How to Build a Web Service in 5 Minutes with Go

  December 17, 2013

There are lots of very good Web frameworks for the Go language. In this article, you learn how to use one to create a fully-working Web service, faster than you might have imagined.

The Go Programming Language (Go) has many interesting features, with plentyof third-party packages that make use of them. Today I take you through the journey of implementing a web service for an existing API in Go using the power of one of those libraries… in five minutes.

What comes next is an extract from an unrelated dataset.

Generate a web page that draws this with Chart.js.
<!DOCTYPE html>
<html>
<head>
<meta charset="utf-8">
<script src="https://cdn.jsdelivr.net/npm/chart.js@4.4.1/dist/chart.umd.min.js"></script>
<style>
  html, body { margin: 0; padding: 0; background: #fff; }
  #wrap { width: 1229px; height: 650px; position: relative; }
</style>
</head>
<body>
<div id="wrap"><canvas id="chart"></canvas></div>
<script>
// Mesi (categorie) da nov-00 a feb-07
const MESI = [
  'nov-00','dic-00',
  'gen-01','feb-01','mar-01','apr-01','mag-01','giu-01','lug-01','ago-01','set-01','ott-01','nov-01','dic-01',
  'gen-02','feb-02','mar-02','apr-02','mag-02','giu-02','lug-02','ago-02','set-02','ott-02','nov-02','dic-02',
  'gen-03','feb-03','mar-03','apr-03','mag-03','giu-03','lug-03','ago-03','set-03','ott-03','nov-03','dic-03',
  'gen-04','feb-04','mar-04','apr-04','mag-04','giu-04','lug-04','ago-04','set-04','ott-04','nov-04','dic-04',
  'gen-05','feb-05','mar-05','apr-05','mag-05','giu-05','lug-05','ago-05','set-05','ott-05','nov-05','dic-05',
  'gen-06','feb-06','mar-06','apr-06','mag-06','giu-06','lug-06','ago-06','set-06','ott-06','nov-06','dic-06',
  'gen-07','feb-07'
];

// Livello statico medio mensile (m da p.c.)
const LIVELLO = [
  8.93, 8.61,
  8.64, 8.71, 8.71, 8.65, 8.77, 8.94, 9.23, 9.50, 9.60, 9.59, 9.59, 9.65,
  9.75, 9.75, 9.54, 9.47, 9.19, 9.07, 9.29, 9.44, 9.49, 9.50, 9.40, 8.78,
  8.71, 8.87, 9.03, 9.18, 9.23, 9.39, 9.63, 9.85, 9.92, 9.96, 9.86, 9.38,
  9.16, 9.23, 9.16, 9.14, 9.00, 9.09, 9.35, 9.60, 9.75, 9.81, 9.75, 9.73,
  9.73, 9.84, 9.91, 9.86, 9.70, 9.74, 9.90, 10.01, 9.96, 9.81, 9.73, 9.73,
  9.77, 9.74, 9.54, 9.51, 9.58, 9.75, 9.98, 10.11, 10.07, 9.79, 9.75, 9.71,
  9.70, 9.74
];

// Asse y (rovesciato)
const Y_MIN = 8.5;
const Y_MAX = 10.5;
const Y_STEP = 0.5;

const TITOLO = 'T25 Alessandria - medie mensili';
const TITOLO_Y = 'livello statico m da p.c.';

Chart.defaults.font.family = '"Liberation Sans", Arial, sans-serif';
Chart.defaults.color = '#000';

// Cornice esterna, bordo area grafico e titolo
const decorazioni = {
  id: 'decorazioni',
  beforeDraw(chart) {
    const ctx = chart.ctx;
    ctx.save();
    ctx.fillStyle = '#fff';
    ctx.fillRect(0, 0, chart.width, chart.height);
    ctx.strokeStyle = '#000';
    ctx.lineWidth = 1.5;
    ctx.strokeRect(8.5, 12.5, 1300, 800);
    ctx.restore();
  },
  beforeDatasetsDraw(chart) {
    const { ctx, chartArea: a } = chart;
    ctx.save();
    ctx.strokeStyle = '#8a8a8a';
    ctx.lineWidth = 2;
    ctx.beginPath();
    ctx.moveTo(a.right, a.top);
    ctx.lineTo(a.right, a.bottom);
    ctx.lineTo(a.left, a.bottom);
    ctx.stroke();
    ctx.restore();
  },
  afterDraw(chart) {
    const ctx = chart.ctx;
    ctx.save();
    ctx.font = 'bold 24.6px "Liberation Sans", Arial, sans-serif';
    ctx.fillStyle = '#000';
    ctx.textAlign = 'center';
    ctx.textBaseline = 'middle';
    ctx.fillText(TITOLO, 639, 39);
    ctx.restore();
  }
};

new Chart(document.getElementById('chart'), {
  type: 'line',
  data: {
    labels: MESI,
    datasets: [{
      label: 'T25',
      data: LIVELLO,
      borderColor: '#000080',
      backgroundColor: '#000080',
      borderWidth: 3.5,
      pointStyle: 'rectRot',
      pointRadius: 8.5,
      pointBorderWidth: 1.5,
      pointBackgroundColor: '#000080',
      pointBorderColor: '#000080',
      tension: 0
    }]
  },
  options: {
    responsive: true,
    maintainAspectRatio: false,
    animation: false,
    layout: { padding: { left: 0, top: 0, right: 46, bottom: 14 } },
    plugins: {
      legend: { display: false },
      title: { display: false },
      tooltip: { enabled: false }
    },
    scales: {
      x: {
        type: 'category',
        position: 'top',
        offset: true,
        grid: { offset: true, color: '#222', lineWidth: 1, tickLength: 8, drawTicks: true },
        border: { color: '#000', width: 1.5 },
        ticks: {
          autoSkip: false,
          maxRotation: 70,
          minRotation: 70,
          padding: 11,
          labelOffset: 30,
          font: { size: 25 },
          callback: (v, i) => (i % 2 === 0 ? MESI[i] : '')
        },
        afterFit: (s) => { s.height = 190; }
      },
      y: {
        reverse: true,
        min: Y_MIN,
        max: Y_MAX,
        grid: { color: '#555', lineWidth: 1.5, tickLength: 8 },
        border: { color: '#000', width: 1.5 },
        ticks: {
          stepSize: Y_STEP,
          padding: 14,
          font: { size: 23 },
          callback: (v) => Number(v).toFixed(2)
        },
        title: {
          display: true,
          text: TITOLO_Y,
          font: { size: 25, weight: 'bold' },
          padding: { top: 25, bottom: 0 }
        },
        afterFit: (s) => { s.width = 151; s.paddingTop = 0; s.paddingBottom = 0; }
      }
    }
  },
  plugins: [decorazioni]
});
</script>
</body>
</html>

I got your attention, right?Good.

First, let’s get a few definitions out of the way. A Web service is nothing more than a type of Web server that receives requests, processes them, and return responses. At a high level, everything works exactly the way it does when the same server is serving a webpage; but the client request is usually more complex and the response is not meant to be directly rendered in the browser (both request and response data are usually encoded in some agreed-upon format, such as JSON). This graph shows how it works.


Web Services Architecture (source: Wikipedia)

Simple, right? Another thing that becomes glaringly obvious from this explanation is that you have to learn a lot of acronyms when dealing with Web services.

This article assumes the reader has a passing familiarity with Go, so I do not give many details about the language itself. If you do not know Go at all but are interested, A Tour of Go is a good place to start. You also might like my earlier article, An Introduction to the Go Language: Boldly Going Where No Man Has Ever Gone Before.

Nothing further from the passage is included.